Syntegra  Capital has confirmed it is looking to exit the company this year. The private equity firm, formerly known as SG Capital Europe, is reported to be approaching potential advisers to work on the exit, according to Il Sole 24 Ore. The exit would be among Syntegra's first since its spinout from Société Générale two years ago. The news comes just a year after Index Ventures purchased a 15% stake in the firm.

Last year, Moleskine reported turnover of around €65m and a 45% increase in EBIT. The company is thought to be a particularly attractive prospect for private equity buyers as it is an established and profitable brand with high growth potential.
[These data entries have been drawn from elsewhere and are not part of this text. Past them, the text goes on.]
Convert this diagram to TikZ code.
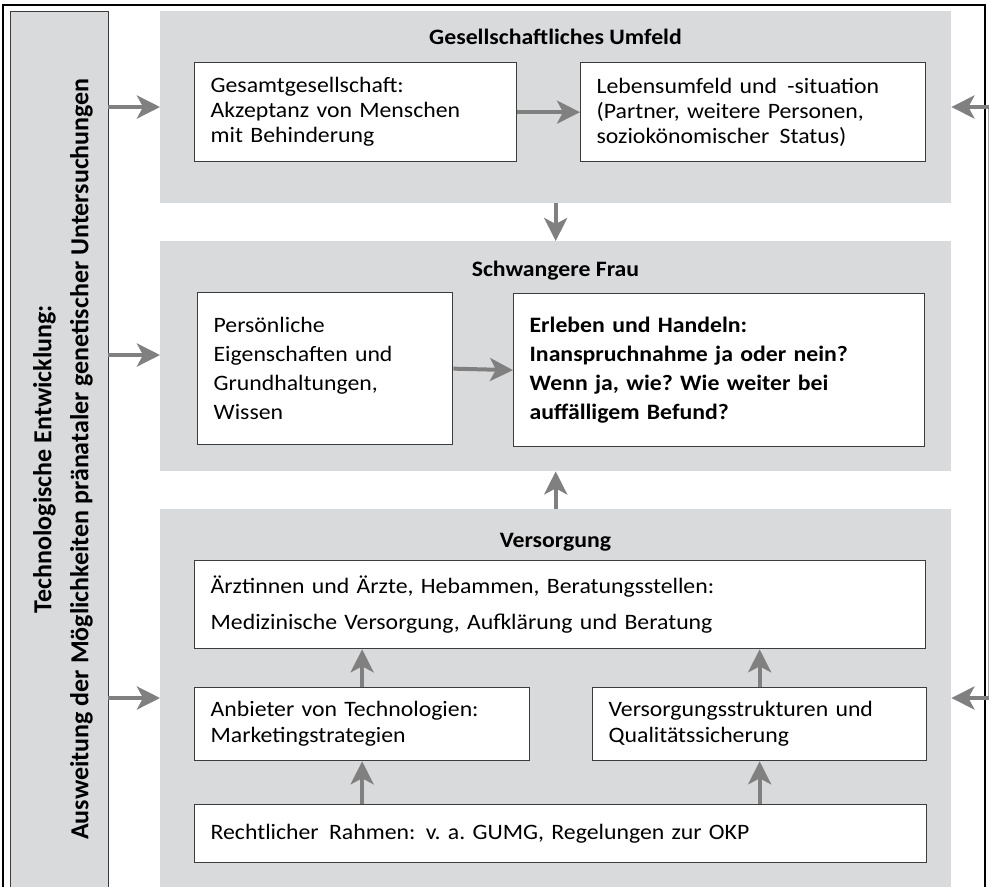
\documentclass[tikz,border=0pt]{standalone}
\usepackage{fontspec}
\setmainfont{Carlito}[FakeStretch=1.08]
\newfontfamily\barfont{Carlito}
\usetikzlibrary{arrows.meta}
\definecolor{panelgray}{HTML}{D9DADC}
\definecolor{arrowgray}{HTML}{808080}
\definecolor{boxline}{HTML}{3C3C3C}
\begin{document}
\frenchspacing
\begin{tikzpicture}[x=1pt,y=-1pt,
  panel/.style={fill=panelgray, draw=none, inner sep=0pt, anchor=north west},
  textbox/.style={draw=boxline, line width=1.3pt, fill=white, anchor=north west,
    inner xsep=16pt, inner ysep=0pt, align=left, font=\fontsize{22}{25}\selectfont},
  arr/.style={draw=arrowgray, line width=4pt, -{Stealth[length=23pt,width=23pt,inset=6pt]}},
  paneltitle/.style={font=\fontsize{22}{25}\selectfont\bfseries}]
\useasboundingbox (0,0) rectangle (989,887);
% outer frame
\draw[line width=2.5pt] (3,887) -- (3,5) -- (985,5) -- (985,887);
% left bar
\node[panel, draw=boxline, line width=1pt, minimum width=98pt, minimum height=880pt] (bar) at (10,11) {};
\node[rotate=90, align=center, font=\barfont\fontsize{26}{37}\selectfont\bfseries] (bartext) at (63,459)
  {Technologische Entwicklung:\\Ausweitung der Möglichkeiten pränataler genetischer Untersuchungen};
% right edge line
\draw[arrowgray!70, line width=1pt] (988,107) -- (988,698);
% panels
\node[panel, minimum width=791pt, minimum height=192pt] (p1) at (160,11) {};
\node[panel, minimum width=791pt, minimum height=230pt] (p2) at (160,241) {};
\node[panel, minimum width=791pt, minimum height=378pt] (p3) at (160,509) {};
\node[paneltitle] (t1) at (555.5,37) {Gesellschaftliches Umfeld};
\node[paneltitle] (t2) at (555.5,271) {Schwangere Frau};
\node[paneltitle] (t3) at (555.5,542) {Versorgung};
% boxes
\node[textbox, text width=290pt, minimum height=99pt] (b1) at (194,62)
  {Gesamtgesellschaft:\\Akzeptanz von Menschen\\mit Behinderung};
\node[textbox, text width=313pt, minimum height=99pt] (b2) at (580,62)
  {Lebensumfeld und\hspace{3pt} -situation\\(Partner, weitere Personen,\\soziokönomischer\hspace{3pt} Status)};
\node[textbox, text width=223pt, minimum height=152pt, font=\fontsize{22}{29}\selectfont] (b3) at (197,292)
  {Persönliche\\Eigenschaften und\\Grundhaltungen,\\Wissen};
\node[textbox, text width=379pt, minimum height=153pt, font=\fontsize{22}{29}\selectfont\bfseries] (b4) at (513,293)
  {Erleben und Handeln:\\Inanspruchnahme ja oder nein?\\Wenn ja, wie? Wie weiter bei\\auffälligem Befund?};
\node[textbox, text width=699pt, minimum height=88pt, font=\fontsize{22}{36}\selectfont] (b5) at (194,560)
  {Ärztinnen und Ärzte, Hebammen, Beratungsstellen:\\Medizinische Versorgung, Aufklärung und Beratung};
\node[textbox, text width=303pt, minimum height=73pt, font=\fontsize{22}{26}\selectfont] (b6) at (194,687)
  {Anbieter von Technologien:\\Marketingstrategien};
\node[textbox, text width=302pt, minimum height=73pt, font=\fontsize{22}{26}\selectfont] (b7) at (592,687)
  {Versorgungsstrukturen und\\Qualitätssicherung};
\node[textbox, text width=700pt, minimum height=58pt] (b8) at (194,804)
  {Rechtlicher\hspace{3pt} Rahmen:\hspace{3pt} v. a. GUMG, Regelungen zur OKP};
% coordinates for free arrow ends
\coordinate (l1) at (108,107);
\coordinate (l2) at (108,355);
\coordinate (l3) at (108,698);
\coordinate (r1) at (989,107);
\coordinate (r3) at (989,698);
% arrows
\draw[arr] (l1) -- (l1 -| p1.west);
\draw[arr] (l2) -- (l2 -| p2.west);
\draw[arr] (l3) -- (l3 -| p3.west);
\draw[arr] (r1) -- (r1 -| p1.east);
\draw[arr] (r3) -- (r3 -| p3.east);
\draw[arr] (b1.east) -- (b2.west);
\draw[arr] (p1.south) -- (p2.north);
\draw[arr] (b3.east) -- (b4.west);
\draw[arr] (p3.north) -- (p2.south);
\draw[arr] (b6.north) -- (b6.north |- b5.south);
\draw[arr] (b8.north -| b6.north) -- (b6.south);
\draw[arr] (b7.north) -- (b7.north |- b5.south);
\draw[arr] (b8.north -| b7.north) -- (b7.south);
\end{tikzpicture}
\end{document}
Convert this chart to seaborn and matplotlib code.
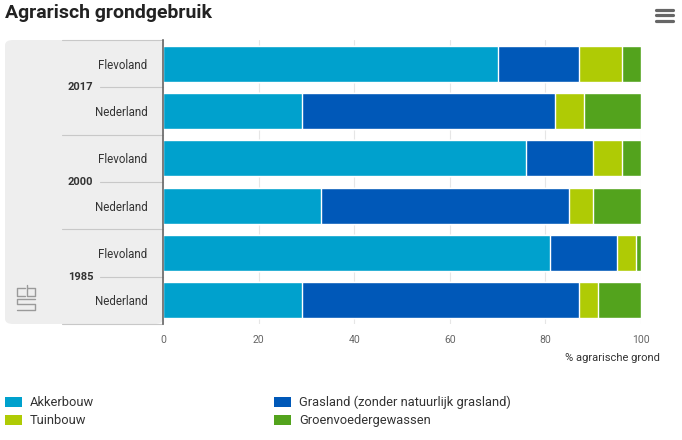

In 2006, SG Capital Europe acquired a 75% stake in Moleskine (then Modo & Modo) from its founders for around €60m. The remaining stake was held by the company's historical founders and the management, who reinvested in the company. Marco Ariello and Olga Bologna worked on the deal for SG Capital Europe which completed at an auction led by Eidos. The transaction included the provision of a senior debt package by Interbanca. At the time of the acquisition, SG Capital did reveal that it planned to divest the company within a 5-year period.

In January 2011, Index Ventures acquired a 15% stake in Moleskine as part of a capital increase made via the Index Venture Growth fund, in a deal which valued the company at €200m. Syntegra retained 67.7% of the remaining share capital, alongside the 10.6% retained by the founder and the management team's 6.5% stake.